A family has called for tougher laws to crackdown on bad tenants after their home was trashed and they lost thousands of dollars in unpaid rent.
Casey, who refused to use her last name, lived across the road from her mother’s Cooloongup house where the “tenants from hell” rented. “I told Mum there was rubbish and graffiti out the front and a lot of people coming and going,” she said.
Her mother, Debra was shocked to arrive at the property on Monday to discover it completely trashed with dog wastes, children’s toys, drug paraphernalia, food waste and other rubbish scattered over the four-bedroom home. “When they moved in they seemed like decent people. I don’t know how anyone can live like that,” she said.
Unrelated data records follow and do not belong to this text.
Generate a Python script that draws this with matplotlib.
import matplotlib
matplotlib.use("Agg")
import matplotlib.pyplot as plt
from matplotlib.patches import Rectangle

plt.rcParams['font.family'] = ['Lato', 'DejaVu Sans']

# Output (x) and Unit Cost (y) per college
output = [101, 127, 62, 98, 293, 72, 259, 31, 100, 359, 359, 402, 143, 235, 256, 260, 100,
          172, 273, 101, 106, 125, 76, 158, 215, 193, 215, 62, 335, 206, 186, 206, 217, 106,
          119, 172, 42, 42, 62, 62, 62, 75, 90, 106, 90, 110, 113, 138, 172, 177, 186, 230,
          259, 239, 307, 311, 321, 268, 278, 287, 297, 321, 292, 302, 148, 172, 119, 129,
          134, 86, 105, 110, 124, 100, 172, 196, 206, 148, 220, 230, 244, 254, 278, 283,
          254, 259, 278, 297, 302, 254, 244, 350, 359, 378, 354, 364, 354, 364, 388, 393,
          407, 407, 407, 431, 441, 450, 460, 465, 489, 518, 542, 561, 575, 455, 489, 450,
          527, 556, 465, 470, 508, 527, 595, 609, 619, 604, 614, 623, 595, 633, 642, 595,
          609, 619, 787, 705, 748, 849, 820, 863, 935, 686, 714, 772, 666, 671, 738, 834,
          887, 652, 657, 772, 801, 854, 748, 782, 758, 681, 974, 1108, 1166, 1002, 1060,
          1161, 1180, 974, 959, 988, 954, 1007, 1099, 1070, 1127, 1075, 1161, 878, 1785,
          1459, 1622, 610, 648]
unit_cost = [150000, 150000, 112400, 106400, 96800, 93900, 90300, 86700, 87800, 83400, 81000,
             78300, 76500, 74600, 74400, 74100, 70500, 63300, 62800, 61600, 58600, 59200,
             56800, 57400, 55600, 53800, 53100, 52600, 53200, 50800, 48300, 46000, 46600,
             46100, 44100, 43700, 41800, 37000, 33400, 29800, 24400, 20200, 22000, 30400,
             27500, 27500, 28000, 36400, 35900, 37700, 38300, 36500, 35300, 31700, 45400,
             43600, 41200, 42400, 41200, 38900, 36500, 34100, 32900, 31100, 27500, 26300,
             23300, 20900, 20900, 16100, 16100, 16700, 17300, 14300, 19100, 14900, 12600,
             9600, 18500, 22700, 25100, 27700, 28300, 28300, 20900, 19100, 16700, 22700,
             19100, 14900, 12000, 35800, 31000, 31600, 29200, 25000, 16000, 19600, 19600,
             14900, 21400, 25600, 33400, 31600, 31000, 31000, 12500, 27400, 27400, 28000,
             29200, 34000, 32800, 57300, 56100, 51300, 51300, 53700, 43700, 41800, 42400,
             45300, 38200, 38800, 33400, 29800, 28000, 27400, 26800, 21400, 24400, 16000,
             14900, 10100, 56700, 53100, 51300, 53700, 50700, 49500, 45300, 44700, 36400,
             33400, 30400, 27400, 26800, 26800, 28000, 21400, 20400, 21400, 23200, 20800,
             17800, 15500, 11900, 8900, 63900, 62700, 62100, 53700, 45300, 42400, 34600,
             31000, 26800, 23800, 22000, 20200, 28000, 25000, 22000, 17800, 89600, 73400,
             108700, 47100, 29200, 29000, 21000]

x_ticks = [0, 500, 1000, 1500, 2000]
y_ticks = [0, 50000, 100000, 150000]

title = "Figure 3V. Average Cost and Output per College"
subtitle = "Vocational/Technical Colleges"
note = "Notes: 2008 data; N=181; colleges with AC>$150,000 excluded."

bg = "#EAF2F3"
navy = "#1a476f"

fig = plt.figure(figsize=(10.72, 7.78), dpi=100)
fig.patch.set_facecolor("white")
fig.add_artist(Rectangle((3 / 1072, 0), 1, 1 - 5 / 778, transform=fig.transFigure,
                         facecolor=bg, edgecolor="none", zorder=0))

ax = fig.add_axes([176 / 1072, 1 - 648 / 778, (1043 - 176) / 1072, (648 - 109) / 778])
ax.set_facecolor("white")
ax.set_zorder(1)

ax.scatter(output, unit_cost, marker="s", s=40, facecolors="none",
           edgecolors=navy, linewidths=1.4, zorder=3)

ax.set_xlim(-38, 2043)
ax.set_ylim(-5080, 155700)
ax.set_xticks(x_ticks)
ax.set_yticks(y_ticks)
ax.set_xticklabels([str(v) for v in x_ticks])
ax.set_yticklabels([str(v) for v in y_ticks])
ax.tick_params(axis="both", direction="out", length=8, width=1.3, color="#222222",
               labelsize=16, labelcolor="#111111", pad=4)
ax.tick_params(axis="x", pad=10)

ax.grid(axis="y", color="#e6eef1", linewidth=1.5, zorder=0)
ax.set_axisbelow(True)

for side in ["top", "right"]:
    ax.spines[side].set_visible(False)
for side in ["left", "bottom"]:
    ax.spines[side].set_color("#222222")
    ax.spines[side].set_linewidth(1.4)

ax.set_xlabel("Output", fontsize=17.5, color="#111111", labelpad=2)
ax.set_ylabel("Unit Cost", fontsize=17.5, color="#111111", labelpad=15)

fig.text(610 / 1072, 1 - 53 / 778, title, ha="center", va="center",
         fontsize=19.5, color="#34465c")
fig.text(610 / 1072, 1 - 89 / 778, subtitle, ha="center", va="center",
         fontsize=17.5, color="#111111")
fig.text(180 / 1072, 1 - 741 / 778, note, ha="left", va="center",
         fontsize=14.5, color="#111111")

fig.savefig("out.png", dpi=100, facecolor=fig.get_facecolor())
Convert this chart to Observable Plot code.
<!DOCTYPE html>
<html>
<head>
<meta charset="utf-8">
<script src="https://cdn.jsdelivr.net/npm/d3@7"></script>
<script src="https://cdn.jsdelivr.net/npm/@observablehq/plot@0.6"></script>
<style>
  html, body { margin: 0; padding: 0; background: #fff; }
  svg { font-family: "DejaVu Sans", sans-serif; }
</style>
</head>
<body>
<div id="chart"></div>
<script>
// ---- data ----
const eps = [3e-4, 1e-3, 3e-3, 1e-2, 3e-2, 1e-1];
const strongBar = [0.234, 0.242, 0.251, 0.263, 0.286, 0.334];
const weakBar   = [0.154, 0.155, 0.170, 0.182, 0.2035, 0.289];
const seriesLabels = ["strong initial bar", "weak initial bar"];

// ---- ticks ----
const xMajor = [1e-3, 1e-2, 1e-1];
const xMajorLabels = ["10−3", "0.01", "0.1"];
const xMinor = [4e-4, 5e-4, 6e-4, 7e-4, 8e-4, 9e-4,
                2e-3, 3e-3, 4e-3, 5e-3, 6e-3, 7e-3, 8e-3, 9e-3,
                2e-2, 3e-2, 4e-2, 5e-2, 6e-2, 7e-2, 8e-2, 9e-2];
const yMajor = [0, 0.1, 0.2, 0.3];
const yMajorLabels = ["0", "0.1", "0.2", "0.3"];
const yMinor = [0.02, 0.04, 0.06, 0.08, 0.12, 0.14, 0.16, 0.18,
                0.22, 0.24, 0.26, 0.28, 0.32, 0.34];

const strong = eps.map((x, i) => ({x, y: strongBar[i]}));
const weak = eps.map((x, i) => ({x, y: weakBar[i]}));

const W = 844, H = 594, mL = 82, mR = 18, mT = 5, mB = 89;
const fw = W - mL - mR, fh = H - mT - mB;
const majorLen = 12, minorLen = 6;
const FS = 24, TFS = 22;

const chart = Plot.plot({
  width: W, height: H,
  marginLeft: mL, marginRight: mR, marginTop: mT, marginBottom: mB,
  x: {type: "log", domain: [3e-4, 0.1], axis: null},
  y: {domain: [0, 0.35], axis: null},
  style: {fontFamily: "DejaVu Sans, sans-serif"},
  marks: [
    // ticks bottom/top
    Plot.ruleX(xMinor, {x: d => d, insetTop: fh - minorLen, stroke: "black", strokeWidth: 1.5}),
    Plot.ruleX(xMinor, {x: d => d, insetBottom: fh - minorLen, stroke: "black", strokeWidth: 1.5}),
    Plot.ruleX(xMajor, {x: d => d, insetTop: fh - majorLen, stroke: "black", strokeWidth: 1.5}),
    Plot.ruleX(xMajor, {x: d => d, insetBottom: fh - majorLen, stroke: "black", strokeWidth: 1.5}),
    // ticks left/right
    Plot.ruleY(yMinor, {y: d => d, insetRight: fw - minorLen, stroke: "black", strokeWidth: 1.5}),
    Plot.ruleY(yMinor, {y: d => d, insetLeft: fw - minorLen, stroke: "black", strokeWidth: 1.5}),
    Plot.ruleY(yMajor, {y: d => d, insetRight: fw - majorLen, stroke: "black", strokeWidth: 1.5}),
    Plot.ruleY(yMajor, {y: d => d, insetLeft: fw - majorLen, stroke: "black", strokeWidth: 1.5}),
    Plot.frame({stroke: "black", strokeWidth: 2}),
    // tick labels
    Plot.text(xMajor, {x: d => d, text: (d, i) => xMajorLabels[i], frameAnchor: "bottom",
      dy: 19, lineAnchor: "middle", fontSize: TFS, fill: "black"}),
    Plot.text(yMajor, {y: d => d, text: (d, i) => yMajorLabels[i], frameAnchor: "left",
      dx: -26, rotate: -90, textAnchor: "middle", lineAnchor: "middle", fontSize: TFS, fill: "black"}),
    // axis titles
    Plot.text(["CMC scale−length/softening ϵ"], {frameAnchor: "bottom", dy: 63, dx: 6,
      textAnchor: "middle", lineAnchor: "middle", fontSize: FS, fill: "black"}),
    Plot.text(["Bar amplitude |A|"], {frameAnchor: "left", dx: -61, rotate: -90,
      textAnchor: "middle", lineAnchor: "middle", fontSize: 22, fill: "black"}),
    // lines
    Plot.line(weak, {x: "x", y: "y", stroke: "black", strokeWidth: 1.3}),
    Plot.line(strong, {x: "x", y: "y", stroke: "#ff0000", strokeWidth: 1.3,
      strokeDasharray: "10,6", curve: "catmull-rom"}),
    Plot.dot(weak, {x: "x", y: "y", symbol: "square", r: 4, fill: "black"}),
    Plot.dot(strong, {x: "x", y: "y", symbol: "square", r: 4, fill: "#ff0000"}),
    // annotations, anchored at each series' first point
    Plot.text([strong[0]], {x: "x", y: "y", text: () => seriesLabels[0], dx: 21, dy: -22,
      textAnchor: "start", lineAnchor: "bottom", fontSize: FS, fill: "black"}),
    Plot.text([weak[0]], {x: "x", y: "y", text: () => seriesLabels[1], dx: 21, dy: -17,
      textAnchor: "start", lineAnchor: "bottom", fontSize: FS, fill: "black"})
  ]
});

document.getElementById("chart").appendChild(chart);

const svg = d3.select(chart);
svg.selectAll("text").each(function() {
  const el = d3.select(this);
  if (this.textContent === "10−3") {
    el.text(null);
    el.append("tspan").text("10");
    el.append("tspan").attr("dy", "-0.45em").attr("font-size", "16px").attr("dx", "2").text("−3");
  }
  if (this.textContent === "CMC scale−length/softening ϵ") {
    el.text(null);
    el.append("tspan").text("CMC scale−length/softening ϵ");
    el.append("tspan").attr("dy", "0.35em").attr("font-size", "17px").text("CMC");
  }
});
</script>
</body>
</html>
Debra then posted images of the house on a Facebook page asking for help to clean up the mess. She then discovered that she was not the only landlord to fall victim to bad tenants. “After seeing how many people were in the same boat, it seems like an epidemic,” she said.
Debra said that because of the current low demand for rental properties in WA, she said landlords were at the mercy of bad tenants since they could choose what rented property they pick. “We are in a bind, we can’t sell it because we can’t get back what we paid for it,” she said.
Commerce Minister Michael Mischin said the Residential Tenancies Act aims to balance the rights and responsibilities of landlords and their tenants. “It is a term of every residential tenancy agreement that a tenant shall keep the premises in a reasonable state of cleanliness and shall not intentionally or negligently cause or permit damage to the premises,” he said.
Under the act, if a tenant fails to meet these obligations, landlords can issue a breach notice requiring a tenant to remedy the breach, and if a tenant fails to do so within 14 days, a landlord can give a notice terminating the tenancy agreement, allowing the tenant at least seven days to vacate the premise, but if a tenant fails to vacate, the landlord must get a court order.